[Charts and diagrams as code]
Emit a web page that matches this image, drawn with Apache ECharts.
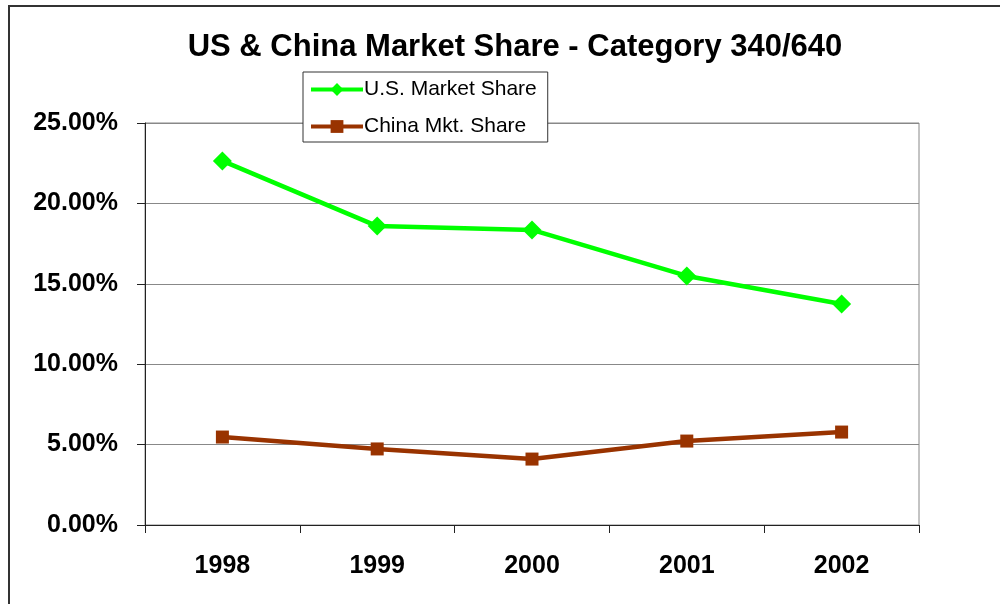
<!DOCTYPE html>
<html>
<head>
<meta charset="utf-8">
<script src="https://cdn.jsdelivr.net/npm/echarts@6/dist/echarts.min.js"></script>
<style>
  html, body { margin: 0; padding: 0; background: #fff; }
  #chart { width: 1000px; height: 604px; }
</style>
</head>
<body>
<div id="chart"></div>
<script>
// values, in percent
const years = ['1998', '1999', '2000', '2001', '2002'];
const usShare = [22.64, 18.59, 18.35, 15.49, 13.74];
const chinaShare = [5.47, 4.73, 4.10, 5.22, 5.78];

const chart = echarts.init(document.getElementById('chart'));

chart.setOption({
    animation: false,
    backgroundColor: '#fff',
    textStyle: { fontFamily: 'Liberation Sans, Arial, sans-serif' },
    title: {
        text: 'US & China Market Share - Category 340/640',
        left: 510,
        textAlign: 'center',
        top: 27,
        textStyle: { fontSize: 31, fontWeight: 'bold', color: '#000' },
    },
    graphic: [
        {
            type: 'rect',
            shape: { x: 9, y: 6, width: 1100, height: 800 },
            style: { fill: 'none', stroke: '#333', lineWidth: 2 },
            z: 100,
        },
    ],
    legend: {
        orient: 'vertical',
        left: 303,
        top: 72,
        padding: [7, 11, 5, 6],
        itemGap: 16,
        itemWidth: 52,
        itemHeight: 16,
        backgroundColor: '#fff',
        borderColor: '#333',
        borderWidth: 1,
        textStyle: { fontSize: 21, color: '#000', padding: [0, 0, 0, -4] },
        z: 10,
        data: [
            { name: 'U.S. Market Share', lineStyle: { width: 4 } },
            { name: 'China Mkt. Share', lineStyle: { width: 4 } },
        ],
    },
    grid: {
        left: 145,
        top: 123,
        right: 81,
        bottom: 79,
        show: true,
        borderColor: '#888',
        borderWidth: 1,
    },
    xAxis: {
        type: 'category',
        data: years,
        boundaryGap: true,
        axisLine: { lineStyle: { color: '#222', width: 1 } },
        axisTick: { show: true, length: 8, lineStyle: { color: '#222' } },
        axisLabel: { fontSize: 25, fontWeight: 'bold', color: '#000', margin: 29 },
    },
    yAxis: {
        type: 'value',
        min: 0,
        max: 25,
        interval: 5,
        axisLine: { show: true, lineStyle: { color: '#222', width: 1 } },
        axisTick: { show: true, length: 8, lineStyle: { color: '#222' } },
        splitLine: { lineStyle: { color: '#888', width: 1 } },
        axisLabel: {
            fontSize: 25,
            fontWeight: 'bold',
            color: '#000',
            margin: 27,
            formatter: v => v.toFixed(2) + '%',
        },
    },
    series: [
        {
            name: 'U.S. Market Share',
            type: 'line',
            data: usShare,
            symbol: 'diamond',
            symbolSize: 19,
            itemStyle: { color: '#00ff00' },
            lineStyle: { color: '#00ff00', width: 4.5 },
        },
        {
            name: 'China Mkt. Share',
            type: 'line',
            data: chinaShare,
            symbol: 'rect',
            symbolSize: 13,
            itemStyle: { color: '#993300' },
            lineStyle: { color: '#993300', width: 4.5 },
        },
    ],
});

window.addEventListener('resize', chart.resize);
</script>
</body>
</html>
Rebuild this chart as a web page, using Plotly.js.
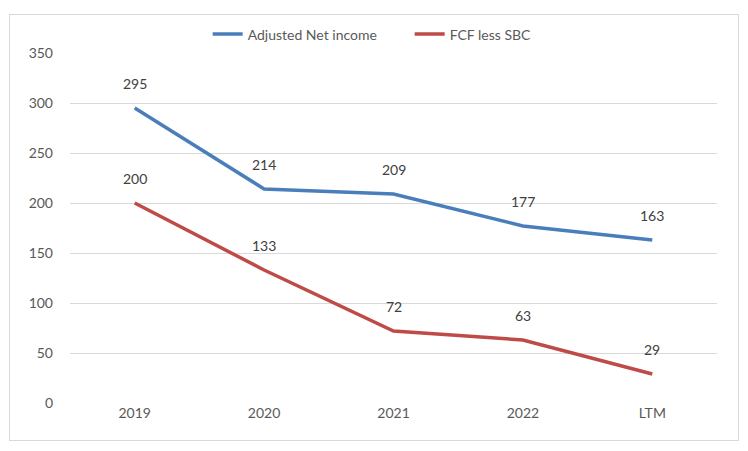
<!DOCTYPE html>
<html>
<head>
<meta charset="utf-8">
<script src="https://cdn.plot.ly/plotly-3.0.1.min.js"></script>
<style>
html,body{margin:0;padding:0;background:#fff;}
#frame{position:absolute;left:9px;top:14px;width:728px;height:425px;border:1px solid #d9d9d9;}
#chart{position:absolute;left:0;top:0;width:748px;height:451px;}
</style>
</head>
<body>
<div id="frame"></div>
<div id="chart"></div>
<script>
const categories = ["2019", "2020", "2021", "2022", "LTM"];
const adjustedNetIncome = [295, 214, 209, 177, 163];
const fcfLessSbc = [200, 133, 72, 63, 29];
const seriesNames = ["Adjusted Net income", "FCF less SBC"];
const yTicks = [0, 50, 100, 150, 200, 250, 300, 350];

const FONT = "Lato, 'Open Sans', sans-serif";
const blue = "#4a7ebb";
const red = "#be4b48";

const traces = [
  {x: categories, y: adjustedNetIncome, name: seriesNames[0], type: "scatter", mode: "lines",
   line: {color: blue, width: 3.5}},
  {x: categories, y: fcfLessSbc, name: seriesNames[1], type: "scatter", mode: "lines",
   line: {color: red, width: 3.5}}
];

const annotations = [];
[adjustedNetIncome, fcfLessSbc].forEach(series => {
  series.forEach((v, i) => {
    annotations.push({x: i, y: v, xref: "x", yref: "y", text: String(v),
      showarrow: false, yshift: 25, font: {family: FONT, size: 14, color: "#404040"}});
  });
});

const layout = {
  width: 748, height: 451,
  margin: {l: 70, r: 31, t: 53, b: 48},
  paper_bgcolor: "rgba(0,0,0,0)", plot_bgcolor: "rgba(0,0,0,0)",
  font: {family: FONT, size: 14, color: "#595959"},
  showlegend: true,
  legend: {orientation: "h", x: 0.525, xanchor: "center", y: 1.053, yanchor: "middle",
    font: {family: FONT, size: 14, color: "#595959"}, itemwidth: 30, entrywidth: 157, tracegroupgap: 0},
  xaxis: {type: "category", range: [-0.5, categories.length - 0.5], autorange: false,
    showgrid: false, zeroline: false, showline: false, ticks: "",
    tickfont: {family: FONT, size: 14, color: "#595959"}},
  yaxis: {range: [0, 350], autorange: false, tickvals: yTicks, showgrid: true, gridcolor: "#d9d9d9", gridwidth: 1,
    zeroline: false, showline: false, ticks: "", ticklabelstandoff: 16,
    tickfont: {family: FONT, size: 14, color: "#595959"}},
  annotations: annotations
};

Plotly.newPlot("chart", traces, layout, {displayModeBar: false, staticPlot: true});
</script>
</body>
</html>
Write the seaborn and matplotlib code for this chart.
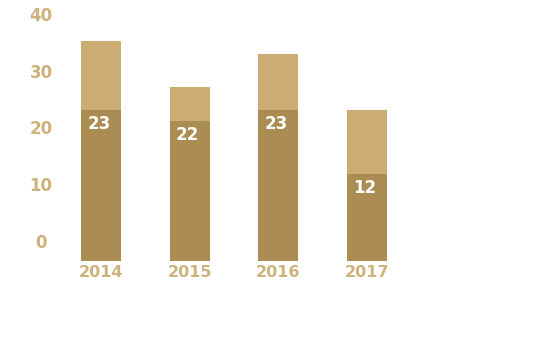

▶ STATED GOAL: Copy out the records above in full, exactly as written, but not the pictures.

▶ REPLY TO THE TASK:
Emit a web page that matches this image, drawn with Apache ECharts.
<!DOCTYPE html>
<html>
<head>
<meta charset="utf-8">
<script src="https://cdn.jsdelivr.net/npm/echarts@6/dist/echarts.min.js"></script>
<style>
  html, body { margin: 0; padding: 0; background: #fff; }
  #chart { width: 1000px; height: 604px; }
</style>
</head>
<body>
<div id="chart"></div>
<script>
// values, in percent
const years = ['1998', '1999', '2000', '2001', '2002'];
const usShare = [22.64, 18.59, 18.35, 15.49, 13.74];
const chinaShare = [5.47, 4.73, 4.10, 5.22, 5.78];

const chart = echarts.init(document.getElementById('chart'));

chart.setOption({
    animation: false,
    backgroundColor: '#fff',
    textStyle: { fontFamily: 'Liberation Sans, Arial, sans-serif' },
    title: {
        text: 'US & China Market Share - Category 340/640',
        left: 510,
        textAlign: 'center',
        top: 27,
        textStyle: { fontSize: 31, fontWeight: 'bold', color: '#000' },
    },
    graphic: [
        {
            type: 'rect',
            shape: { x: 9, y: 6, width: 1100, height: 800 },
            style: { fill: 'none', stroke: '#333', lineWidth: 2 },
            z: 100,
        },
    ],
    legend: {
        orient: 'vertical',
        left: 303,
        top: 72,
        padding: [7, 11, 5, 6],
        itemGap: 16,
        itemWidth: 52,
        itemHeight: 16,
        backgroundColor: '#fff',
        borderColor: '#333',
        borderWidth: 1,
        textStyle: { fontSize: 21, color: '#000', padding: [0, 0, 0, -4] },
        z: 10,
        data: [
            { name: 'U.S. Market Share', lineStyle: { width: 4 } },
            { name: 'China Mkt. Share', lineStyle: { width: 4 } },
        ],
    },
    grid: {
        left: 145,
        top: 123,
        right: 81,
        bottom: 79,
        show: true,
        borderColor: '#888',
        borderWidth: 1,
    },
    xAxis: {
        type: 'category',
        data: years,
        boundaryGap: true,
        axisLine: { lineStyle: { color: '#222', width: 1 } },
        axisTick: { show: true, length: 8, lineStyle: { color: '#222' } },
        axisLabel: { fontSize: 25, fontWeight: 'bold', color: '#000', margin: 29 },
    },
    yAxis: {
        type: 'value',
        min: 0,
        max: 25,
        interval: 5,
        axisLine: { show: true, lineStyle: { color: '#222', width: 1 } },
        axisTick: { show: true, length: 8, lineStyle: { color: '#222' } },
        splitLine: { lineStyle: { color: '#888', width: 1 } },
        axisLabel: {
            fontSize: 25,
            fontWeight: 'bold',
            color: '#000',
            margin: 27,
            formatter: v => v.toFixed(2) + '%',
        },
    },
    series: [
        {
            name: 'U.S. Market Share',
            type: 'line',
            data: usShare,
            symbol: 'diamond',
            symbolSize: 19,
            itemStyle: { color: '#00ff00' },
            lineStyle: { color: '#00ff00', width: 4.5 },
        },
        {
            name: 'China Mkt. Share',
            type: 'line',
            data: chinaShare,
            symbol: 'rect',
            symbolSize: 13,
            itemStyle: { color: '#993300' },
            lineStyle: { color: '#993300', width: 4.5 },
        },
    ],
});

window.addEventListener('resize', chart.resize);
</script>
</body>
</html>
Rebuild this chart as a web page, using Plotly.js.
<!DOCTYPE html>
<html>
<head>
<meta charset="utf-8">
<script src="https://cdn.plot.ly/plotly-3.0.1.min.js"></script>
<style>
html,body{margin:0;padding:0;background:#fff;}
#frame{position:absolute;left:9px;top:14px;width:728px;height:425px;border:1px solid #d9d9d9;}
#chart{position:absolute;left:0;top:0;width:748px;height:451px;}
</style>
</head>
<body>
<div id="frame"></div>
<div id="chart"></div>
<script>
const categories = ["2019", "2020", "2021", "2022", "LTM"];
const adjustedNetIncome = [295, 214, 209, 177, 163];
const fcfLessSbc = [200, 133, 72, 63, 29];
const seriesNames = ["Adjusted Net income", "FCF less SBC"];
const yTicks = [0, 50, 100, 150, 200, 250, 300, 350];

const FONT = "Lato, 'Open Sans', sans-serif";
const blue = "#4a7ebb";
const red = "#be4b48";

const traces = [
  {x: categories, y: adjustedNetIncome, name: seriesNames[0], type: "scatter", mode: "lines",
   line: {color: blue, width: 3.5}},
  {x: categories, y: fcfLessSbc, name: seriesNames[1], type: "scatter", mode: "lines",
   line: {color: red, width: 3.5}}
];

const annotations = [];
[adjustedNetIncome, fcfLessSbc].forEach(series => {
  series.forEach((v, i) => {
    annotations.push({x: i, y: v, xref: "x", yref: "y", text: String(v),
      showarrow: false, yshift: 25, font: {family: FONT, size: 14, color: "#404040"}});
  });
});

const layout = {
  width: 748, height: 451,
  margin: {l: 70, r: 31, t: 53, b: 48},
  paper_bgcolor: "rgba(0,0,0,0)", plot_bgcolor: "rgba(0,0,0,0)",
  font: {family: FONT, size: 14, color: "#595959"},
  showlegend: true,
  legend: {orientation: "h", x: 0.525, xanchor: "center", y: 1.053, yanchor: "middle",
    font: {family: FONT, size: 14, color: "#595959"}, itemwidth: 30, entrywidth: 157, tracegroupgap: 0},
  xaxis: {type: "category", range: [-0.5, categories.length - 0.5], autorange: false,
    showgrid: false, zeroline: false, showline: false, ticks: "",
    tickfont: {family: FONT, size: 14, color: "#595959"}},
  yaxis: {range: [0, 350], autorange: false, tickvals: yTicks, showgrid: true, gridcolor: "#d9d9d9", gridwidth: 1,
    zeroline: false, showline: false, ticks: "", ticklabelstandoff: 16,
    tickfont: {family: FONT, size: 14, color: "#595959"}},
  annotations: annotations
};

Plotly.newPlot("chart", traces, layout, {displayModeBar: false, staticPlot: true});
</script>
</body>
</html>
Write the seaborn and matplotlib code for this chart.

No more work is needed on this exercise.